THE REQUEST -> Copy every line of the material below word for word.

DATA PROVIDED ->
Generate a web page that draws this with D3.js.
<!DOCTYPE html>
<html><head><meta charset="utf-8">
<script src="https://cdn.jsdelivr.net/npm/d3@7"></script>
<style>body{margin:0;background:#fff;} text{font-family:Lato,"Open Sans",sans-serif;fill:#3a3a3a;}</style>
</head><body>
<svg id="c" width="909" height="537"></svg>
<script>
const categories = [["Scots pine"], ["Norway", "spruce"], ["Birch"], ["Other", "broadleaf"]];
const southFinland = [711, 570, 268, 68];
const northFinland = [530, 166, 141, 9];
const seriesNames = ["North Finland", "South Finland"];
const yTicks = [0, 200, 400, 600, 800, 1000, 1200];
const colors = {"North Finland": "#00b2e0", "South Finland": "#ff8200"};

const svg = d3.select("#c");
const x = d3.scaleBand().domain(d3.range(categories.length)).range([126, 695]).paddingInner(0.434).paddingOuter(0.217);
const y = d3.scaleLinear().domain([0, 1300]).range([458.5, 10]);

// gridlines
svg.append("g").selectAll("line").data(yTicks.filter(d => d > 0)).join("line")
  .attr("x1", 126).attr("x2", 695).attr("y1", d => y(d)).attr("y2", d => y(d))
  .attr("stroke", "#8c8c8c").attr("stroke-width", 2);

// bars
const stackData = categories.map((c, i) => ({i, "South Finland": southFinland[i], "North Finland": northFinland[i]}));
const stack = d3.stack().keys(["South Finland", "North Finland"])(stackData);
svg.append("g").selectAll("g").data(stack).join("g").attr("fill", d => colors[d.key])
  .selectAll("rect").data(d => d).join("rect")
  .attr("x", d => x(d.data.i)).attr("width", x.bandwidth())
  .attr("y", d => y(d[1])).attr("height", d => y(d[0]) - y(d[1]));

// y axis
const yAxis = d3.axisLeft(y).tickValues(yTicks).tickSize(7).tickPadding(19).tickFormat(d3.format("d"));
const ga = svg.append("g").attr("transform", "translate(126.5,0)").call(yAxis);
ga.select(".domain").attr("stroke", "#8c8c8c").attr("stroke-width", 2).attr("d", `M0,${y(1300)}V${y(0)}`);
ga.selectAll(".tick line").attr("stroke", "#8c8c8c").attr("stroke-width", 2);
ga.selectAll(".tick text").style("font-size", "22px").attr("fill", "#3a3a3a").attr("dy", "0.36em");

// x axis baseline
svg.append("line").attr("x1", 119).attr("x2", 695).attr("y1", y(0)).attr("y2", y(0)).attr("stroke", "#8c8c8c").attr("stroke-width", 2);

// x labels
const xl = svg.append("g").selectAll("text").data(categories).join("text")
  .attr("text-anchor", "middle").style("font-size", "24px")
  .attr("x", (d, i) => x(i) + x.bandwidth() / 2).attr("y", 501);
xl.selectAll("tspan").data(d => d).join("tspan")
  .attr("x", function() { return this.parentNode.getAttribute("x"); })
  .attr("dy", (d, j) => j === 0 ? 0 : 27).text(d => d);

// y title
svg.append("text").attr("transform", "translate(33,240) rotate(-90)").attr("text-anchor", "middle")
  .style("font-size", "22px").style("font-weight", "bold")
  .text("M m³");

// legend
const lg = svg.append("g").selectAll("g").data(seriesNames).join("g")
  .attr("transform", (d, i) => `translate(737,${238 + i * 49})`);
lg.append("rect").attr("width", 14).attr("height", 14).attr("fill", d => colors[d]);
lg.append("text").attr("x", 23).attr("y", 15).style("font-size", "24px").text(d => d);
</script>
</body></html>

WRITTEN ANSWER ->
Generate a web page that draws this with D3.js.
<!DOCTYPE html>
<html><head><meta charset="utf-8">
<script src="https://cdn.jsdelivr.net/npm/d3@7"></script>
<style>body{margin:0;background:#fff;} text{font-family:Lato,"Open Sans",sans-serif;fill:#3a3a3a;}</style>
</head><body>
<svg id="c" width="909" height="537"></svg>
<script>
const categories = [["Scots pine"], ["Norway", "spruce"], ["Birch"], ["Other", "broadleaf"]];
const southFinland = [711, 570, 268, 68];
const northFinland = [530, 166, 141, 9];
const seriesNames = ["North Finland", "South Finland"];
const yTicks = [0, 200, 400, 600, 800, 1000, 1200];
const colors = {"North Finland": "#00b2e0", "South Finland": "#ff8200"};

const svg = d3.select("#c");
const x = d3.scaleBand().domain(d3.range(categories.length)).range([126, 695]).paddingInner(0.434).paddingOuter(0.217);
const y = d3.scaleLinear().domain([0, 1300]).range([458.5, 10]);

// gridlines
svg.append("g").selectAll("line").data(yTicks.filter(d => d > 0)).join("line")
  .attr("x1", 126).attr("x2", 695).attr("y1", d => y(d)).attr("y2", d => y(d))
  .attr("stroke", "#8c8c8c").attr("stroke-width", 2);

// bars
const stackData = categories.map((c, i) => ({i, "South Finland": southFinland[i], "North Finland": northFinland[i]}));
const stack = d3.stack().keys(["South Finland", "North Finland"])(stackData);
svg.append("g").selectAll("g").data(stack).join("g").attr("fill", d => colors[d.key])
  .selectAll("rect").data(d => d).join("rect")
  .attr("x", d => x(d.data.i)).attr("width", x.bandwidth())
  .attr("y", d => y(d[1])).attr("height", d => y(d[0]) - y(d[1]));

// y axis
const yAxis = d3.axisLeft(y).tickValues(yTicks).tickSize(7).tickPadding(19).tickFormat(d3.format("d"));
const ga = svg.append("g").attr("transform", "translate(126.5,0)").call(yAxis);
ga.select(".domain").attr("stroke", "#8c8c8c").attr("stroke-width", 2).attr("d", `M0,${y(1300)}V${y(0)}`);
ga.selectAll(".tick line").attr("stroke", "#8c8c8c").attr("stroke-width", 2);
ga.selectAll(".tick text").style("font-size", "22px").attr("fill", "#3a3a3a").attr("dy", "0.36em");

// x axis baseline
svg.append("line").attr("x1", 119).attr("x2", 695).attr("y1", y(0)).attr("y2", y(0)).attr("stroke", "#8c8c8c").attr("stroke-width", 2);

// x labels
const xl = svg.append("g").selectAll("text").data(categories).join("text")
  .attr("text-anchor", "middle").style("font-size", "24px")
  .attr("x", (d, i) => x(i) + x.bandwidth() / 2).attr("y", 501);
xl.selectAll("tspan").data(d => d).join("tspan")
  .attr("x", function() { return this.parentNode.getAttribute("x"); })
  .attr("dy", (d, j) => j === 0 ? 0 : 27).text(d => d);

// y title
svg.append("text").attr("transform", "translate(33,240) rotate(-90)").attr("text-anchor", "middle")
  .style("font-size", "22px").style("font-weight", "bold")
  .text("M m³");

// legend
const lg = svg.append("g").selectAll("g").data(seriesNames).join("g")
  .attr("transform", (d, i) => `translate(737,${238 + i * 49})`);
lg.append("rect").attr("width", 14).attr("height", 14).attr("fill", d => colors[d]);
lg.append("text").attr("x", 23).attr("y", 15).style("font-size", "24px").text(d => d);
</script>
</body></html>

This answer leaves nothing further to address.